6.036 Machine learning

We are destined to meet again.

Overview or Big picture?



This note will focus on the topics that mit note doesn’t cover so much, and some great ideas during the implement of HW.

Chapter 4 : Feature representation

The number of features becomes a problem if there are so many of them that some data points could have been identified by just looking at very few of their coordinates. Here it is not the case.

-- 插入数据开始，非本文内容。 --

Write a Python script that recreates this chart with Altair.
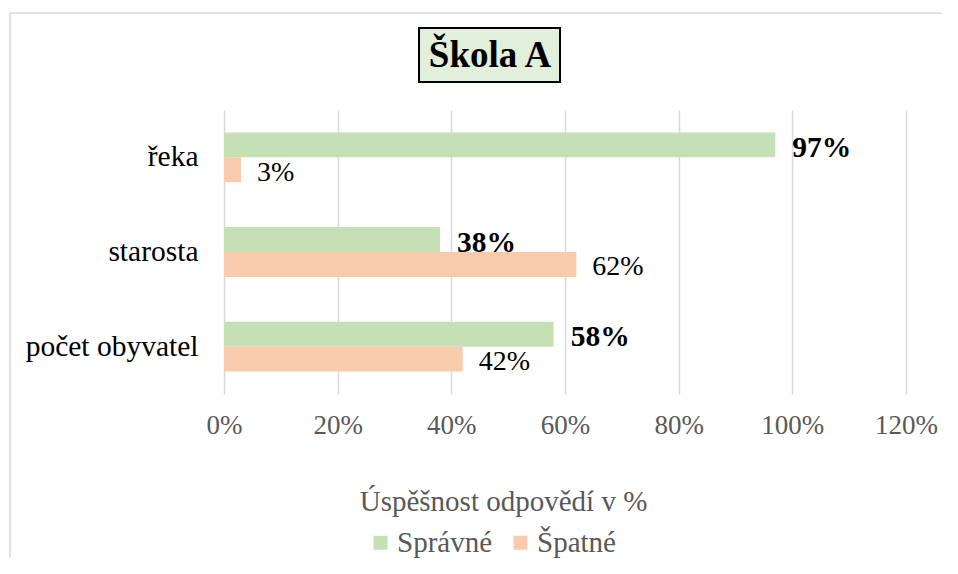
import altair as alt
import pandas as pd

categories = ["řeka", "starosta", "počet obyvatel"]
series = ["Správné", "Špatné"]
spravne = [0.97, 0.38, 0.58]
spatne = [0.03, 0.62, 0.42]
colors = ["#C5E0B4", "#F8CBAD"]
x_ticks = [0, 0.2, 0.4, 0.6, 0.8, 1.0, 1.2]
title_text = "Škola A"
axis_title = "Úspěšnost odpovědí v %"

rows = []
for c, a, b in zip(categories, spravne, spatne):
    rows.append({"kategorie": c, "serie": series[0], "hodnota": a})
    rows.append({"kategorie": c, "serie": series[1], "hodnota": b})
df = pd.DataFrame(rows)

FONT = "Liberation Serif"

y_enc = alt.Y("kategorie:N", sort=categories,
              scale=alt.Scale(paddingInner=0, paddingOuter=0),
              axis=alt.Axis(title=None, labelFontSize=29.5, labelColor="#000000",
                            labelFont=FONT, labelPadding=26, domain=False,
                            ticks=False, grid=False))
yoff_enc = alt.YOffset("serie:N", sort=series,
                       scale=alt.Scale(domain=series, paddingInner=0, paddingOuter=0.9))
x_enc = alt.X("hodnota:Q",
              scale=alt.Scale(domain=[0, 1.2], nice=False, zero=True),
              axis=alt.Axis(values=x_ticks, format=".0%", title=axis_title,
                            labelFontSize=27, labelColor="#595959", labelFont=FONT,
                            labelPadding=18, labelFlush=False, domain=False, ticks=False,
                            grid=True, gridColor="#D9D9D9", gridWidth=1.5,
                            titleFont=FONT, titleFontSize=29, titleColor="#595959",
                            titleFontWeight="normal", titleX=279, titleY=107,
                            titleAlign="center", titleBaseline="middle",
                            titleAnchor="middle"))

base = alt.Chart(df)

bars = base.mark_bar().encode(
    x=x_enc,
    y=y_enc,
    yOffset=yoff_enc,
    color=alt.Color("serie:N", sort=series,
                    scale=alt.Scale(domain=series, range=colors),
                    legend=alt.Legend(title=None, orient="none", legendX=142,
                                      legendY=418, direction="horizontal",
                                      symbolType="square", symbolSize=196,
                                      symbolStrokeWidth=0, labelFontSize=29,
                                      labelColor="#595959", labelFont=FONT,
                                      labelOffset=2, columnPadding=13)),
)

labels_ok = base.transform_filter(alt.datum.serie == series[0]).mark_text(
    align="left", baseline="middle", dx=17, dy=3, font=FONT, fontSize=29.5,
    fontWeight="bold", color="#000000"
).encode(x="hodnota:Q", y=alt.Y("kategorie:N", sort=categories),
         yOffset=alt.YOffset("serie:N", sort=series),
         text=alt.Text("hodnota:Q", format=".0%"))

labels_bad = base.transform_filter(alt.datum.serie == series[1]).mark_text(
    align="left", baseline="middle", dx=16, dy=3, font=FONT, fontSize=28,
    color="#000000"
).encode(x="hodnota:Q", y=alt.Y("kategorie:N", sort=categories),
         yOffset=alt.YOffset("serie:N", sort=series),
         text=alt.Text("hodnota:Q", format=".0%"))

deco = alt.Chart(pd.DataFrame({"t": [title_text]}))

title_box = deco.mark_rect(fill="#E2EFDA", stroke="#000000", strokeWidth=2).encode(
    x=alt.value(195), x2=alt.value(336), y=alt.value(-82), y2=alt.value(-28))
title_lbl = deco.mark_text(font=FONT, fontSize=37, fontWeight="bold",
                           color="#000000", align="center", baseline="middle").encode(
    text="t:N", x=alt.value(266), y=alt.value(-54))

frame = deco.mark_rect(fill=None, fillOpacity=0, stroke="#D9D9D9", strokeWidth=1.5).encode(
    x=alt.value(-214), x2=alt.value(780), y=alt.value(-97), y2=alt.value(520))

chart = alt.layer(frame, bars, labels_ok, labels_bad,
                  title_box, title_lbl).properties(
    width=682, height=284,
    autosize=alt.AutoSizeParams(type="none"),
    padding={"left": 216, "top": 102, "right": 36, "bottom": 164},
).configure_view(stroke=None)

chart.save("out.html", embed_options={"renderer": "svg", "actions": False})
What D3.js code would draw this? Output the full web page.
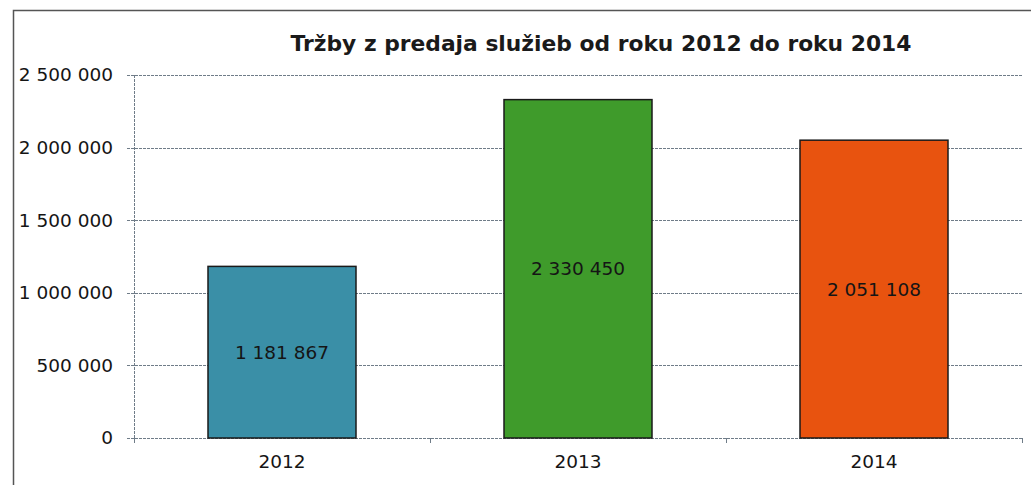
<!DOCTYPE html>
<html>
<head>
<meta charset="utf-8">
<script src="https://cdn.jsdelivr.net/npm/d3@7"></script>
<style>
  body { margin: 0; background: #fff; }
  svg { display: block; font-family: "DejaVu Sans", Verdana, sans-serif; }
</style>
</head>
<body>
<svg id="chart"></svg>
<script>
// data
const years = ["2012", "2013", "2014"]
const revenue = [1181867, 2330450, 2051108]
const barColors = ["#3a8fa7", "#3f9b2b", "#e8530f"]
const yTicks = [0, 500000, 1000000, 1500000, 2000000, 2500000]
const title = "Tržby z predaja služieb od roku 2012 do roku 2014"

const width = 1031, height = 485
const margin = { top: 75, right: 9, bottom: 47, left: 134 }

const svg = d3.select("#chart")
    .attr("width", width)
    .attr("height", height)

// frame (scanned border, left + top)
svg.append("path")
    .attr("d", `M13.5,${height} V10.5 H${width}`)
    .attr("fill", "none")
    .attr("stroke", "#555")
    .attr("stroke-width", 1.5)

const fmt = v => d3.format(",")(v).replace(/,/g, " ")

const x = d3.scaleBand()
    .domain(years)
    .range([margin.left, width - margin.right])
    .paddingInner(0.5)
    .paddingOuter(0.25)

const y = d3.scaleLinear()
    .domain([0, 2500000])
    .range([height - margin.bottom, margin.top])

// gridlines
svg.append("g")
    .selectAll("line")
    .data(yTicks)
    .join("line")
    .attr("x1", margin.left - 7)
    .attr("x2", width - margin.right)
    .attr("y1", d => Math.round(y(d)) + 0.5)
    .attr("y2", d => Math.round(y(d)) + 0.5)
    .attr("stroke", "#6f7c88")
    .attr("stroke-dasharray", "3,1")

// y axis line
svg.append("line")
    .attr("x1", margin.left + 0.5).attr("x2", margin.left + 0.5)
    .attr("y1", y(2500000)).attr("y2", y(0) + 4)
    .attr("stroke", "#6f7c88")
    .attr("stroke-dasharray", "3,1")

// y tick labels
svg.append("g")
    .selectAll("text")
    .data(yTicks)
    .join("text")
    .attr("x", 113)
    .attr("y", d => y(d))
    .attr("dy", "0.35em")
    .attr("text-anchor", "end")
    .attr("font-size", 18.5)
    .attr("fill", "#151515")
    .text(d => fmt(d))

// x axis category boundary ticks
const bounds = d3.range(years.length + 1).map(i => margin.left + i * (width - margin.right - margin.left) / years.length)
svg.append("g")
    .selectAll("line")
    .data(bounds)
    .join("line")
    .attr("x1", d => Math.round(d) + 0.5)
    .attr("x2", d => Math.round(d) + 0.5)
    .attr("y1", y(0))
    .attr("y2", y(0) + 5)
    .attr("stroke", "#6f7c88")

// bars
svg.append("g")
    .selectAll("rect")
    .data(revenue)
    .join("rect")
    .attr("x", (d, i) => x(years[i]))
    .attr("y", d => y(d))
    .attr("width", x.bandwidth())
    .attr("height", d => y(0) - y(d))
    .attr("fill", (d, i) => barColors[i])
    .attr("stroke", "#1a1a1a")
    .attr("stroke-width", 1.5)

// value labels
svg.append("g")
    .selectAll("text")
    .data(revenue)
    .join("text")
    .attr("x", (d, i) => x(years[i]) + x.bandwidth() / 2)
    .attr("y", d => (y(d) + y(0)) / 2)
    .attr("dy", "0.35em")
    .attr("text-anchor", "middle")
    .attr("font-size", 18.5)
    .attr("fill", "#151515")
    .text(d => fmt(d))

// x labels
svg.append("g")
    .selectAll("text")
    .data(years)
    .join("text")
    .attr("x", d => x(d) + x.bandwidth() / 2)
    .attr("y", y(0) + 24)
    .attr("dy", "0.35em")
    .attr("text-anchor", "middle")
    .attr("font-size", 18.5)
    .attr("fill", "#151515")
    .text(d => d)

// title
svg.append("text")
    .attr("x", 601)
    .attr("y", 43)
    .attr("dy", "0.35em")
    .attr("text-anchor", "middle")
    .attr("font-size", 21.8)
    .attr("font-weight", "bold")
    .attr("fill", "#1a1a1a")
    .text(title)
</script>
</body>
</html>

首先是Feature Transformations,包括

  1. Scaling
  2. Encoding Discrete Values
  3. Polynomial Features

其实也就是对应了课上讲的那几种处理raw data的方式的实操。


第一个是Evaluating algorithmic and feature choices for AUTO data,这是最简单的形式,auto data给好了,然后接下来就是选择raw, standard and one_hot三种数据形式, perceptron and average perceptron 两种算法,以及其中参数T的值,最后评测算法eval_classifier and xval_learning_alg

第二个实验是Evaluating algorithmic and feature choices for review data,这个是结合具体案例,是评论系统,也就是自然语言处理,用的是bag-of-words (BOW) approach,还有最后对most positive和negative的选择,很有意思。

最后一个实验是Evaluating features for MNIST data,也就是对应CV的数据集,涉及对于数据集压缩的处理。